We start with an initial commit that we know works:
$ cd $(mktemp -d)
$ git init
Initialized empty Git repository
$ echo a > a
$ [ -f a ] && echo works || echo broken # run test
works
$ git add -A
$ git commit -m'working'
[master (root-commit) 263f908] working
 1 file changed, 1 insertion(+)
 create mode 100644 a
Now we can change the source, run our test and use add to stage the change.

$ echo -n b > a
$ [ "$(cat a)" == "b" ] && echo works || echo broken #run test
works
$ git add -A
Then we can do another change, find out that it was breaking the test and revert back by checking out the change we staged.

$ echo -n c > a
$ [ "$(cat a)" == "b" ] && echo works || echo broken #run test
broken
$ git checkout a
$ [ "$(cat a)" == "b" ] && echo works || echo broken #run test
works
We can repeat git add until we are ready to commit. This process adds minimum overhead.

Using git stash we make safe points on the way. This will help recover if something went wrong in the process, for example if we recovered to the wrong intermediate state.

The same session with some safe points added.
$ cd $(mktemp -d)
$ git init
$ echo a > a
$ [ -f a ] && echo works || echo broken # run test
$ git add -A
$ git commit -m'working'

$ echo -n b > a
$ [ "$(cat a)" == "b" ] && echo works || echo broken #run test
works
$ git add -A

$ echo -n c > a
$ [ "$(cat a)" == "b" ] && echo works || echo broken #run test
broken
$ git stash
Saved working directory and index state WIP on master: df9056f working
HEAD is now at df9056f working

$ # Oh, no the test was actually wrong!
$ [ "$(cat a)" == "c" ] && echo works || echo broken #run test
broken

$ git stash apply
On branch master
Changes not staged for commit:
  (use "git add file..." to update what will be committed)
  (use "git checkout -- file..." to discard changes in working directory)

 modified:   a

no changes added to commit (use "git add" and/or "git commit -a")

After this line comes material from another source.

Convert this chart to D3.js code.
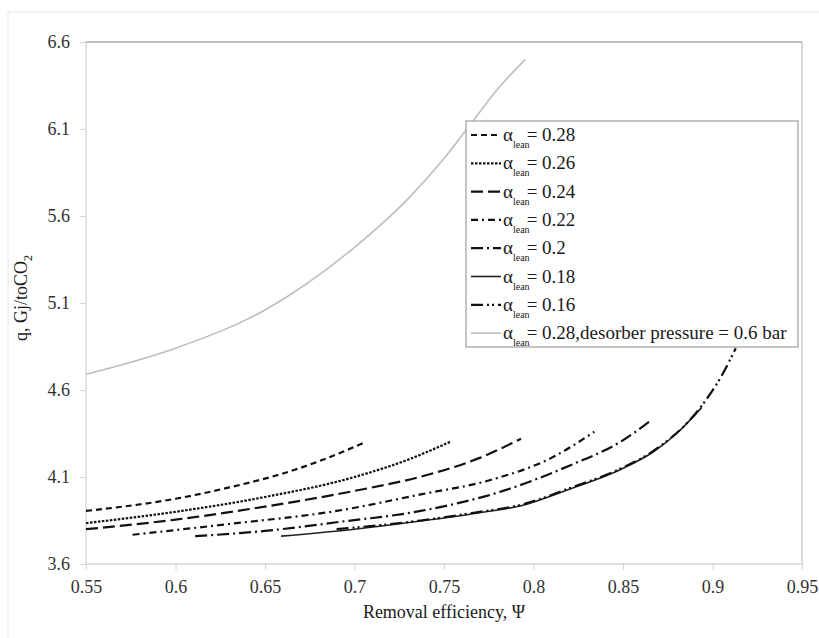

$ [ "$(cat a)" == "c" ] && echo works || echo broken #run test
works
$ git add -A
$ git commit -m"working again"
[master 3faee04] working again
 1 file changed, 1 insertion(+), 1 deletion(-)
I'd advise to not use stash pop. Apply leaves the safe points in case you tried to applied the stash incorrectly. You can always recover from all your safe points starting from the last commit and you will never lose work. They can be safely discarded once you reached a git commit.

A process with more overhead but similar results is to use git add, git commit, git revert and git rebase -i. You use commit regularly between states and you revert bad states. Finally you squash with git rebase -i to have a clean history. Depending on your preference this process or stash is the better choice. Try both and you'll see which one is the appropriate for your situation.

Coming back to the old post about reverting, git stash is the cheapest way to clean a workspace. You can fire away git stash left and right. If you were wrong you can always go back and scavenge the bits of the changes that were important after all. Given these tools the overall process got massively better.